Shadow Moon spent three years in prison, keeping his head down, doing his time. All he wanted was to get back to the loving arms of his wife, Laura, and to stay out of trouble for the rest of his life. But just a few days before his release, he learns that Laura has been fatally injured in a car accident.
On the plane ride home to the funeral, a grizzled man who calls himself Mr. Wednesday makes Shadow an offer he can't refuse. But Shadow soon learns that his role in Wednesday's schemes will be far more dangerous than he ever could have imagined. Entangled in a world of secrets, he embarks on a wild road odyssey and encounters, among others, the murderous Czernobog, the impish Mr. Nancy, and the beautiful Easter -- all of whom seem to know a great deal about Shadow's private life.
Shadow will discover that everyone in Mr. Wednesday's world harbors secrets, that the living and the dead are all around him, and that nothing is what it appears. As a storm of epic proportions threatens to break all around them, Shadow and Wednesday get swept up in a conflict as old as humanity itself; for beneath the placid surface of everyday life, a pitched battle is being fought over America's soul.
As unsettling as it is exhilarating, American Gods is a dark and kaleidoscopic journey into an America at once eerily familiar and utterly alien. Magnificently told, this work of literary magic will haunt the reader far beyond the final page.
1. American Gods contains both the magical and the mundane, a fantastic world of divine beings and bizarre happenings and a world of prisons, rundown roadside attractions, and quaint small towns. How is Gaiman able to bring these worlds together in the novel? How does he manage to make their coexistence believable?
2. What is the cultural significance of the war between the gods of old and the “new gods of credit card and freeway, of Internet and telephone, of radio and hospital and television, gods of plastic and of beeper and of neon”? In what ways have Americans transferred their devotion from spiritual to material and technological gods? What are the consequences of such a shift?
3. Gaiman, who now lives in the U.S., is originally from England. How might his perspective as a relative outsider affect his view of America? In what ways can American Gods be read as a satire or critique of American life?
4. What makes Shadow such a compelling protagonist? What are his most appealing qualities? At what crucial points in the novel does he demonstrate courage, compassion, intelligence, a willingness to sacrifice himself? What does his relationship with Laura reveal about him? What is the significance of his obsession with coin tricks?
5. What role do dreams play in American Gods? What are some of Shadow’s more vivid and unusual dreams? Why does the Buffalo Man tell him in a dream to “believe everything”?
6. The narrator, discussing how we relate to the suffering of others, writes that “Fiction allows us to slide into these other heads, these other places, and look out thorough other eyes. And then in the tale we stop before we die, or we die vicariously and unharmed, and in the world beyond the tale we turn the page and close the book, and we resume our lives.” What does American Gods reveal by letting readers see through the eyes of a collection of down-at-heel and nearly forgotten divinities? What vicarious deaths does it allow us to experience?
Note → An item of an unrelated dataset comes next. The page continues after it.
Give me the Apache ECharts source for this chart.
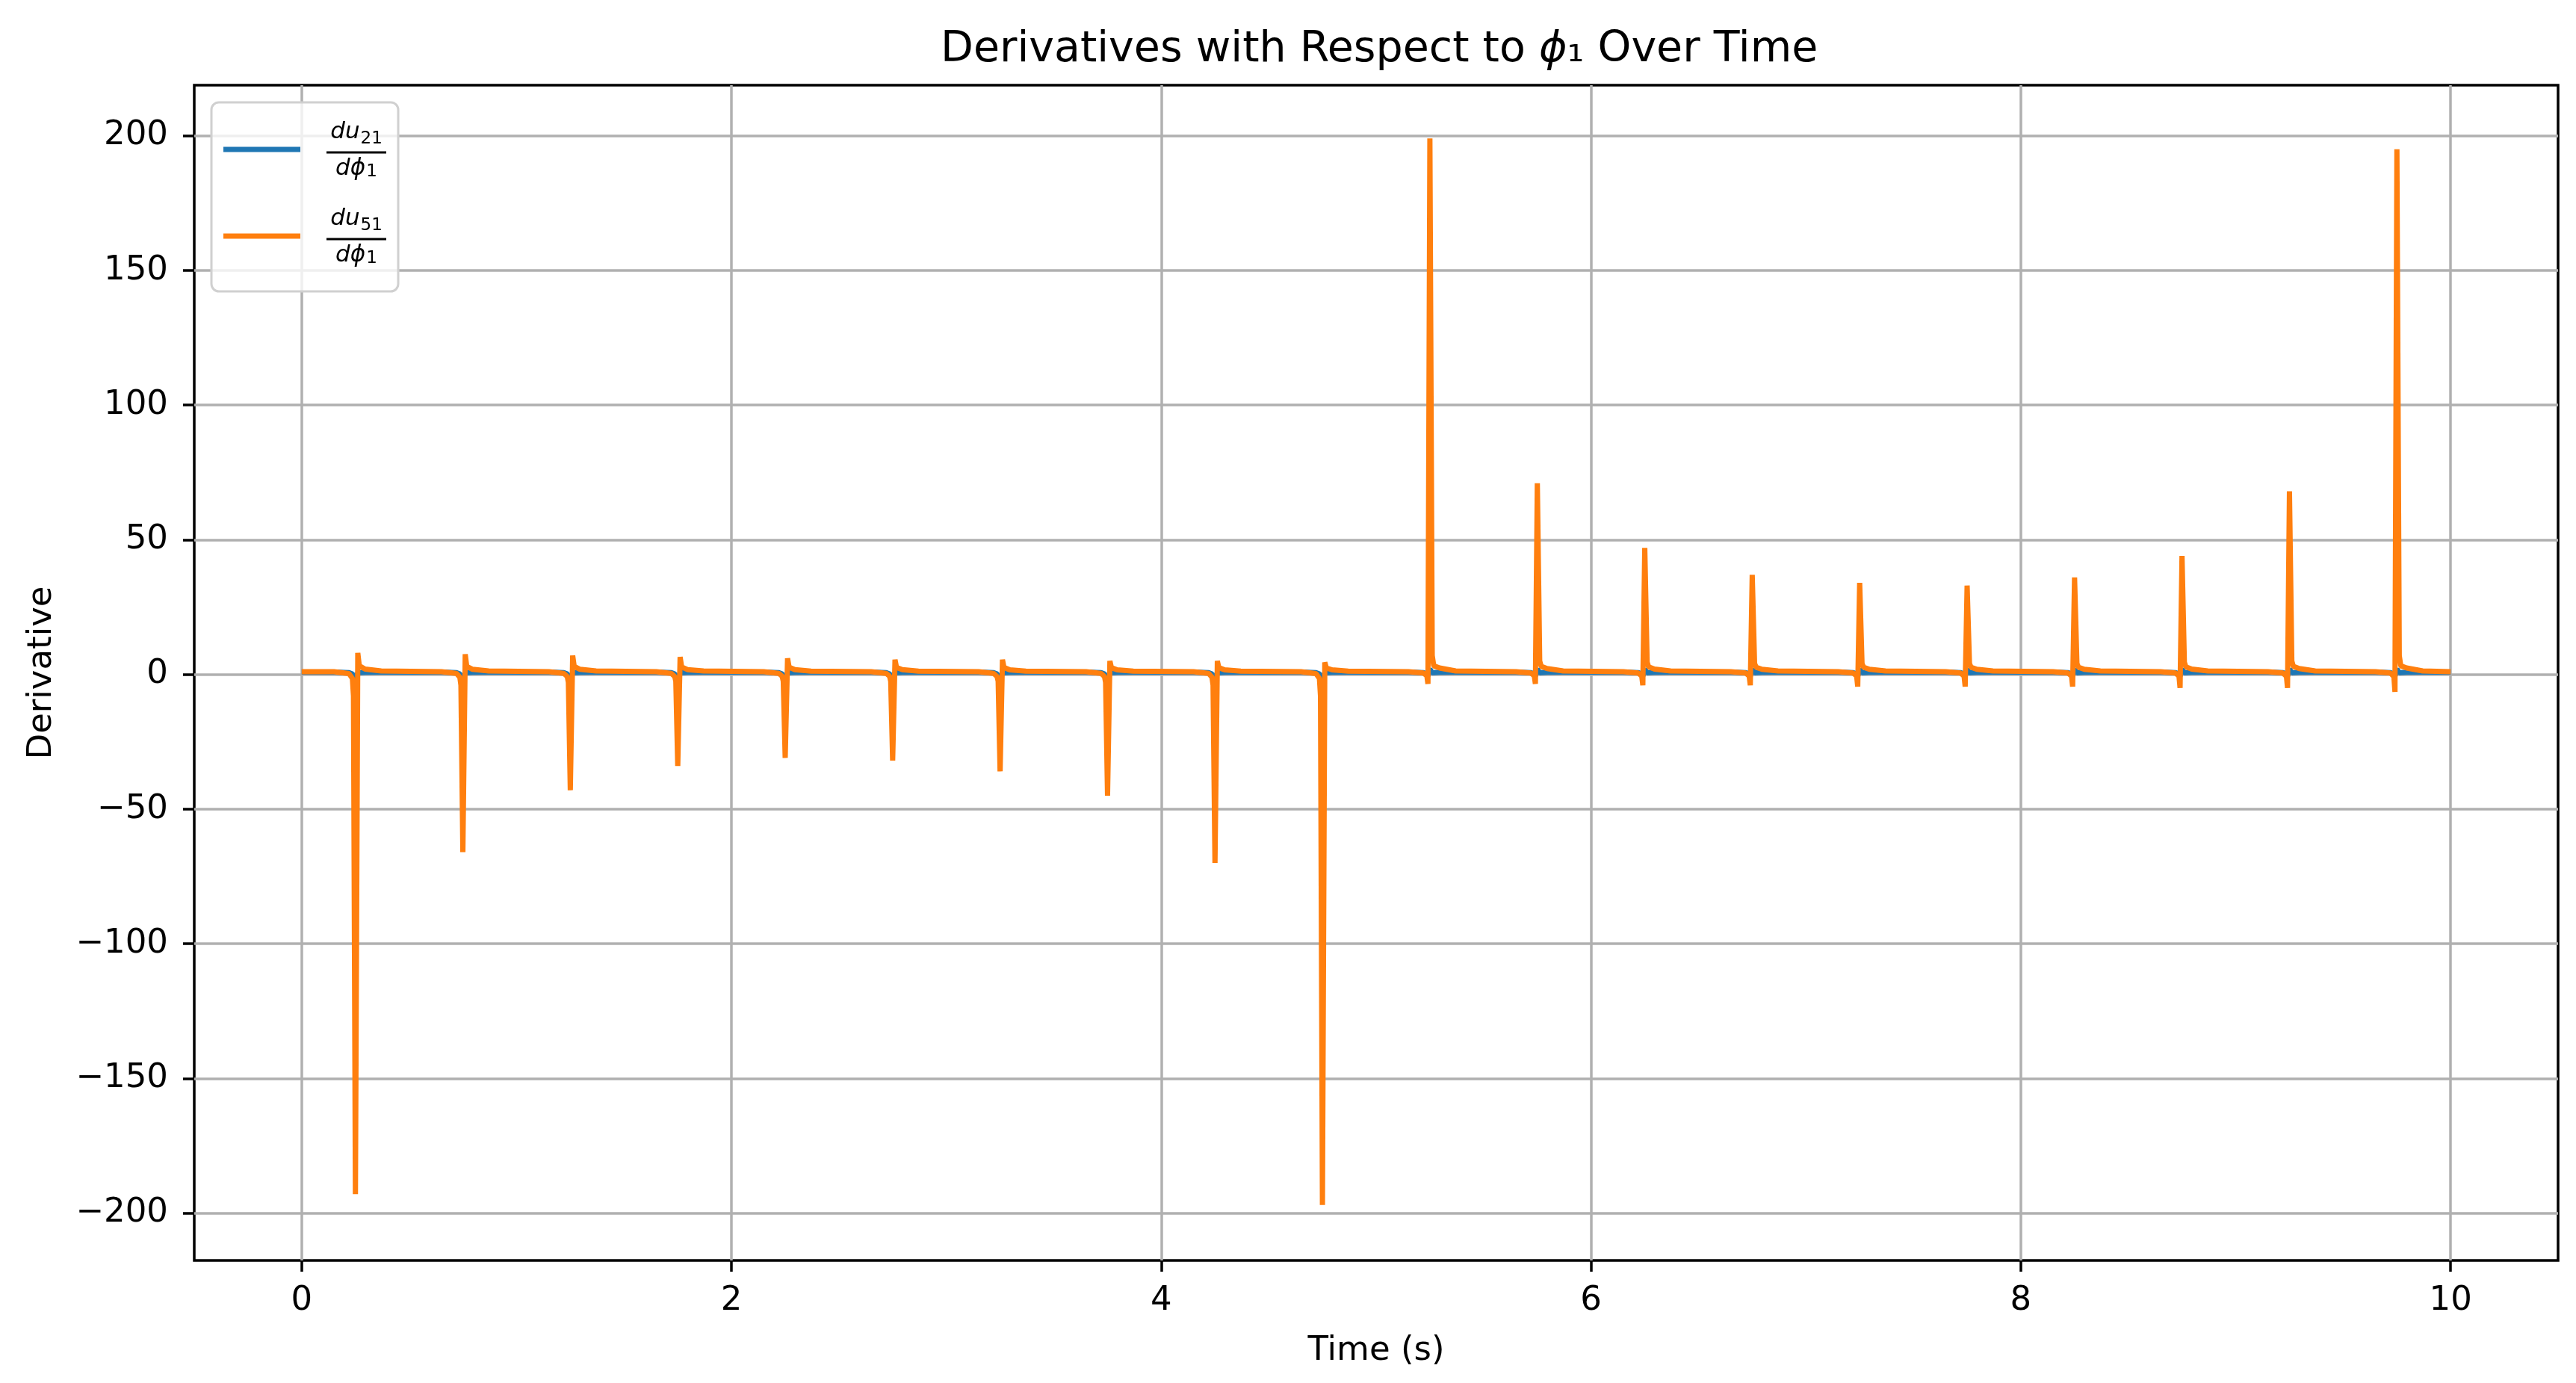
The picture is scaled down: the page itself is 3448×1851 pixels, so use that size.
<!DOCTYPE html>
<html>
<head>
<meta charset="utf-8">
<title>Derivatives with Respect to phi1</title>
<script src="https://cdn.jsdelivr.net/npm/echarts@6/dist/echarts.min.js"></script>
<style>
  html, body { margin: 0; padding: 0; background: #ffffff; }
  #chart { width: 3448px; height: 1851px; }
</style>
</head>
<body>
<div id="chart"></div>
<script>
// time samples (s), dense around each switching instant
var time = [
  0,
  0.15, 0.22, 0.236, 0.241, 0.25, 0.261, 0.268, 0.295, 0.37,
  0.65, 0.72, 0.736, 0.741, 0.75, 0.761, 0.768, 0.795, 0.87,
  1.15, 1.22, 1.236, 1.241, 1.25, 1.261, 1.268, 1.295, 1.37,
  1.65, 1.72, 1.736, 1.741, 1.75, 1.761, 1.768, 1.795, 1.87,
  2.15, 2.22, 2.236, 2.241, 2.25, 2.261, 2.268, 2.295, 2.37,
  2.65, 2.72, 2.736, 2.741, 2.75, 2.761, 2.768, 2.795, 2.87,
  3.15, 3.22, 3.236, 3.241, 3.25, 3.261, 3.268, 3.295, 3.37,
  3.65, 3.72, 3.736, 3.741, 3.75, 3.761, 3.768, 3.795, 3.87,
  4.15, 4.22, 4.236, 4.241, 4.25, 4.261, 4.268, 4.295, 4.37,
  4.65, 4.72, 4.736, 4.741, 4.75, 4.761, 4.768, 4.795, 4.87,
  5.15, 5.22, 5.236, 5.241, 5.25, 5.261, 5.268, 5.295, 5.37,
  5.65, 5.72, 5.736, 5.741, 5.75, 5.761, 5.768, 5.795, 5.87,
  6.15, 6.22, 6.236, 6.241, 6.25, 6.261, 6.268, 6.295, 6.37,
  6.65, 6.72, 6.736, 6.741, 6.75, 6.761, 6.768, 6.795, 6.87,
  7.15, 7.22, 7.236, 7.241, 7.25, 7.261, 7.268, 7.295, 7.37,
  7.65, 7.72, 7.736, 7.741, 7.75, 7.761, 7.768, 7.795, 7.87,
  8.15, 8.22, 8.236, 8.241, 8.25, 8.261, 8.268, 8.295, 8.37,
  8.65, 8.72, 8.736, 8.741, 8.75, 8.761, 8.768, 8.795, 8.87,
  9.15, 9.22, 9.236, 9.241, 9.25, 9.261, 9.268, 9.295, 9.37,
  9.65, 9.72, 9.736, 9.741, 9.75, 9.761, 9.768, 9.795, 9.87,
  10
];

// du21/dphi1 - stays close to zero
var du21 = [
  0.9,
  0.9, 0.7, 0.2, -0.6, -2, 0.6, 0.7, 0.8, 0.9,
  0.9, 0.7, 0.2, -0.6, -2, 0.6, 0.7, 0.8, 0.9,
  0.9, 0.7, 0.2, -0.6, -2, 0.6, 0.7, 0.8, 0.9,
  0.9, 0.7, 0.2, -0.6, -2, 0.6, 0.7, 0.8, 0.9,
  0.9, 0.7, 0.2, -0.6, -2, 0.6, 0.7, 0.8, 0.9,
  0.9, 0.7, 0.2, -0.6, -2, 0.6, 0.7, 0.8, 0.9,
  0.9, 0.7, 0.2, -0.6, -2, 0.6, 0.7, 0.8, 0.9,
  0.9, 0.7, 0.2, -0.6, -2, 0.6, 0.7, 0.8, 0.9,
  0.9, 0.7, 0.2, -0.6, -2, 0.6, 0.7, 0.8, 0.9,
  0.9, 0.7, 0.2, -0.6, -2, 0.6, 0.7, 0.8, 0.9,
  0.9, 0.7, 0.2, -0.6, 2, 0.6, 0.7, 0.8, 0.9,
  0.9, 0.7, 0.2, -0.6, 2, 0.6, 0.7, 0.8, 0.9,
  0.9, 0.7, 0.2, -0.6, 2, 0.6, 0.7, 0.8, 0.9,
  0.9, 0.7, 0.2, -0.6, 2, 0.6, 0.7, 0.8, 0.9,
  0.9, 0.7, 0.2, -0.6, 2, 0.6, 0.7, 0.8, 0.9,
  0.9, 0.7, 0.2, -0.6, 2, 0.6, 0.7, 0.8, 0.9,
  0.9, 0.7, 0.2, -0.6, 2, 0.6, 0.7, 0.8, 0.9,
  0.9, 0.7, 0.2, -0.6, 2, 0.6, 0.7, 0.8, 0.9,
  0.9, 0.7, 0.2, -0.6, 2, 0.6, 0.7, 0.8, 0.9,
  0.9, 0.7, 0.2, -0.6, 2, 0.6, 0.7, 0.8, 0.9,
  0.9
];

// du51/dphi1 - negative spikes before t=5, positive after
var du51 = [
  1.0,
  1.0, 0.3, -1.5, -8, -193, 8, 3.2, 2.0, 1.3,
  1.0, 0.4, -1.0, -4, -66, 7.5, 3.0, 1.9, 1.3,
  1.0, 0.4, -0.8, -3, -43, 7, 3.0, 1.9, 1.3,
  1.0, 0.4, -0.8, -2.5, -34, 6.5, 2.8, 1.8, 1.3,
  1.0, 0.4, -0.7, -2.5, -31, 6, 2.7, 1.8, 1.2,
  1.0, 0.4, -0.7, -2.5, -32, 5.5, 2.6, 1.8, 1.2,
  1.0, 0.4, -0.8, -2.5, -36, 5.5, 2.6, 1.7, 1.2,
  1.0, 0.4, -0.8, -3, -45, 5, 2.5, 1.7, 1.2,
  1.0, 0.4, -1.0, -4, -70, 5, 2.5, 1.7, 1.2,
  1.0, 0.3, -1.5, -8, -197, 4.5, 2.4, 1.7, 1.2,
  1.0, 0.5, -0.5, -3.5, 199, 7, 3.2, 2.4, 1.3,
  1.0, 0.5, -0.5, -3.5, 71, 5, 3.0, 2.2, 1.3,
  1.0, 0.5, -0.6, -4, 47, 4.5, 2.8, 2.0, 1.3,
  1.0, 0.5, -0.6, -4, 37, 4, 2.7, 1.9, 1.3,
  1.0, 0.5, -0.6, -4.5, 34, 4, 2.7, 1.9, 1.3,
  1.0, 0.5, -0.6, -4.5, 33, 4, 2.7, 1.9, 1.3,
  1.0, 0.5, -0.6, -4.5, 36, 4, 2.7, 1.9, 1.3,
  1.0, 0.5, -0.6, -5, 44, 4.5, 2.8, 2.0, 1.3,
  1.0, 0.5, -0.7, -5, 68, 5, 3.0, 2.2, 1.3,
  1.0, 0.5, -0.8, -6.5, 195, 7, 3.2, 2.4, 1.3,
  1.0
];

var xTicks = [0, 2, 4, 6, 8, 10];
var yTicks = [-200, -150, -100, -50, 0, 50, 100, 150, 200];

function drawChart () {

  var chartDom = document.getElementById('chart');
  var myChart = echarts.init(chartDom, null, { renderer: 'canvas' });
  var option;

  var font = 'DejaVu Sans';

  var s21 = [];
  var s51 = [];
  for (var i = 0; i < time.length; i++) {
    s21.push([time[i], du21[i]]);
    s51.push([time[i], du51[i]]);
  }

  // mathtext-like fractions for the legend
  var fracLabel = {
    'du21': '{num|du}{nsub|21}\n{bar| }\n{den|dϕ}{dsub|1}',
    'du51': '{num|du}{nsub|51}\n{bar| }\n{den|dϕ}{dsub|1}'
  };

  option = {
    animation: false,
    backgroundColor: '#ffffff',
    title: {
      text: 'Derivatives with Respect to {i|ϕ}₁ Over Time',
      left: 1254,
      top: 34,
      textStyle: {
        fontFamily: font,
        fontSize: 57,
        fontWeight: 'normal',
        color: '#000000',
        rich: {
          i: { fontFamily: font, fontSize: 57, fontStyle: 'italic', color: '#000000' }
        }
      }
    },
    legend: {
      orient: 'vertical',
      left: 283,
      top: 137,
      padding: [24, 16, 32, 16],
      itemGap: 35,
      itemWidth: 103,
      itemHeight: 7,
      icon: 'rect',
      backgroundColor: 'rgba(255,255,255,0.8)',
      borderColor: '#d0d0d0',
      borderWidth: 3,
      borderRadius: 10,
      data: ['du21', 'du51'],
      formatter: function (name) { return fracLabel[name]; },
      textStyle: {
        padding: [0, 0, 0, 30],
        rich: {
          num: { fontFamily: font, fontSize: 31, fontStyle: 'italic', color: '#000', align: 'center', verticalAlign: 'bottom', lineHeight: 42, padding: [0, 0, 6, 0] },
          nsub: { fontFamily: font, fontSize: 23, color: '#000', align: 'center', verticalAlign: 'bottom', lineHeight: 42, padding: [0, 0, 0, 1] },
          bar: { fontSize: 2, width: 80, height: 3, lineHeight: 12, backgroundColor: '#000', align: 'center' },
          den: { fontFamily: font, fontSize: 31, fontStyle: 'italic', color: '#000', align: 'center', verticalAlign: 'top', lineHeight: 34, padding: [0, 0, 0, 0] },
          dsub: { fontFamily: font, fontSize: 23, color: '#000', align: 'center', verticalAlign: 'top', lineHeight: 34, padding: [9, 0, 0, 1] }
        }
      }
    },
    grid: {
      left: 260,
      right: 24,
      top: 114,
      bottom: 164,
      show: true,
      borderColor: '#000000',
      borderWidth: 3.5,
      containLabel: false
    },
    xAxis: {
      type: 'value',
      min: -0.5,
      max: 10.5,
      splitNumber: 5,
      name: 'Time (s)',
      nameLocation: 'middle',
      nameGap: 99,
      nameTextStyle: { fontFamily: font, fontSize: 45, color: '#000' },
      axisLine: { show: false, onZero: false },
      axisTick: { show: true, customValues: xTicks, length: 15, lineStyle: { color: '#000', width: 3.5 } },
      axisLabel: { customValues: xTicks, margin: 32, fontFamily: font, fontSize: 45, color: '#000' },
      splitLine: { show: true, lineStyle: { color: '#b0b0b0', width: 3.5 } }
    },
    yAxis: {
      type: 'value',
      min: -217.6,
      max: 218.8,
      splitNumber: 9,
      name: 'Derivative',
      nameLocation: 'middle',
      nameGap: 181,
      nameRotate: 90,
      nameTextStyle: { fontFamily: font, fontSize: 45, color: '#000' },
      axisLine: { show: false, onZero: false },
      axisTick: { show: true, customValues: yTicks, length: 15, lineStyle: { color: '#000', width: 3.5 } },
      axisLabel: {
        customValues: yTicks,
        margin: 35,
        fontFamily: font,
        fontSize: 45,
        color: '#000',
        formatter: function (v) { return String(v).replace('-', '\u2212'); }
      },
      splitLine: { show: true, lineStyle: { color: '#b0b0b0', width: 3.5 } }
    },
    series: [
      {
        name: 'du21',
        type: 'line',
        data: s21,
        showSymbol: false,
        color: '#1f77b4',
        lineStyle: { color: '#1f77b4', width: 7 }
      },
      {
        name: 'du51',
        type: 'line',
        data: s51,
        showSymbol: false,
        color: '#ff7f0e',
        lineStyle: { color: '#ff7f0e', width: 7 }
      }
    ]
  };

  option && myChart.setOption(option);

}

drawChart()
</script>
</body>
</html>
7. After shortchanging a waitress, Wednesday tells Shadow that the American people “don’t sacrifice rams or bulls to me. They don’t send me the souls of killers and slaves, gallows-hung and raven-picked. They made me. They forgot me. Now I take a little back from them. Isn’t that fair?” What are the implications of a god like Odin becoming, essentially, a con-man? What is the biggest con he tries to pull off in the novel?
8. What do the old gods need to stay alive and vital? What means do they use to get what they need? What is Gaiman suggesting about the nature of divinity, sacrifice, and devotion?
9. Late in the novel, the narrator says that “Religions are, by definition, metaphors…. Religions are places to stand and look and act, vantage points from which to view the world.” Would you agree with this assertion? What are the gods in American Gods metaphors for? What is the difference between a world view based on worship, sacrifice, and belief in the divine and a world view based on the accumulation of material wealth and comfort?
10. Who are some of the more colorful and vividly drawn secondary characters—human and divine—in the novel? What do they add to the overall impression of the book? How do they affect Shadow?
11. What does the novel imply about the reality of life in small-town America? What darker truth lies behind the pleasant idyll of Lakewood, Wisconsin?
12. At the end of the novel, Shadow thinks to himself: “People believe…. People populate the darkness; with ghosts, with gods, with electrons, with tales. People imagine and people believe: and it is that belief, that rock-solid belief, that makes things happen.” Would you agree that what people believe in are largely projections of their own needs and desires? In what ways does the novel itself confirm or refute this idea?